The Future of Collision Repair
The number of registered vehicles in the US has steadily risen over the years and is currently at an estimated 253 million. It’s safe to say the future of the collision repair industry is looking bright; not only for body shops, but for industry training education and the job security of technicians.
As our world becomes more advanced, so do our vehicles. The introduction of new technologies and ways to manufacture vehicles, forces all aspects of the industry to adapt in order to serve the new vehicles that come out every year. As the complexity of vehicles increase, collision repair shops will have to invest time and money into training, factory certifications, and special equipment designed to help repair these vehicles.
The technology in vehicles is quickly becoming more advanced and profound. A few years ago, it was uncommon to find an LCD or touch screen monitor in a car; now it’s the norm in most new luxury vehicles including all Tesla models.
Speaking of Tesla, the all-electric vehicle is becoming a trend and will see an increase in production in coming years. The high certification costs and expensive repair process is a turn off for most collision repair shops to become a Tesla certified for repairs, but someone has to do it.
Tesla’s not the only electric vehicle on the road. Just about every car manufacturer in the world has developed an electric vehicle. Although they are not immediately sweeping the nation in popularity, electric vehicles replace the need for oil which has been an on-going issue for years.
Electric and hybrid vehicles will all require some type of certification to ensure a safe and proper repair. Body shops will have to make a decision of whether to rely on the large amount of older vehicles on the road or accept the technological change that’s having an effect on the industry. Considering the average car on the road is 11.4 years old, body shops shouldn’t have to worry about having to adapt too fast.

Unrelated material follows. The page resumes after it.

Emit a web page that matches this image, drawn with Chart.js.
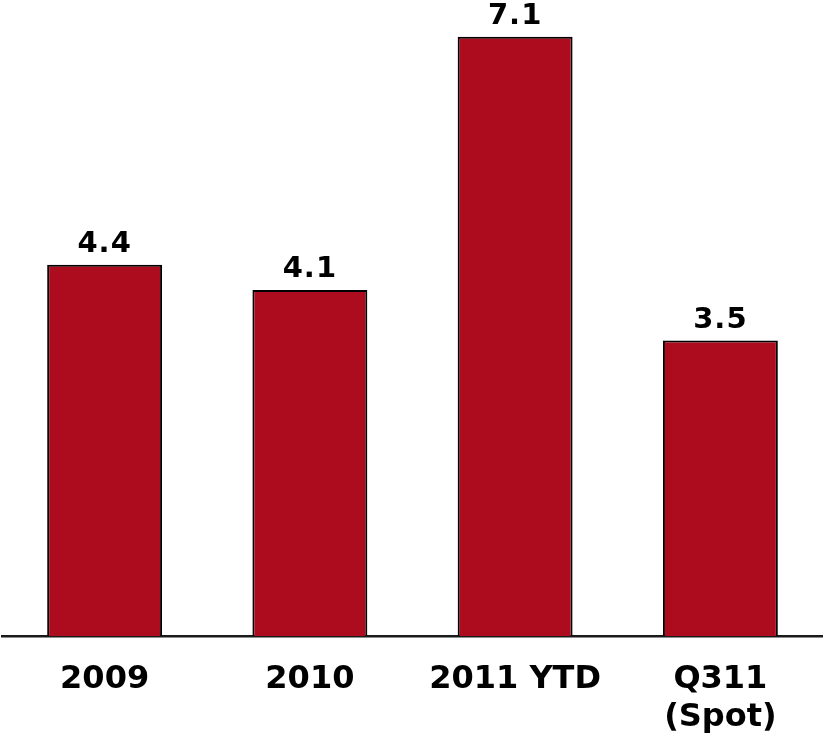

In a press release, John Van Alstyne, CEO and president of I-CAR said, “As an industry we are beginning to see a ‘tsunami’ of new vehicles, new technologies and new materials – like aluminum, magnesium, carbon fiber and advanced high-strength steels.”
Aluminum has been the most common material integrated into new vehicles because of its lack of weight. With lighter materials, vehicles will see an increase in gas mileage and overall fuel efficiency. Other materials that body shops will have to get used to working with include magnesium, carbon fiber, and advanced high strength steels. Again, more certifications and factory equipment will need to be obtained to be able to produce quality repairs.
Body shops won’t be the only ones that will have to be trained learning the ins-and-outs of the future vehicles. Firefighters and emergency responders are already being trained to know their way around the high voltage batteries that pose a dangerous threat after an accident. According to Al Thomas, the department head of Repair at Pennsylvania College of Technology, “High voltage batteries (300 volt or more, depending on the vehicle) can kill a technician who has not disarmed the high voltage system properly.”
The collision repair industry isn’t going anywhere, but it is evolving and body shops all across the nation will have to adjust to new industry standards and certification requirements to stay up to date on all new vehicles.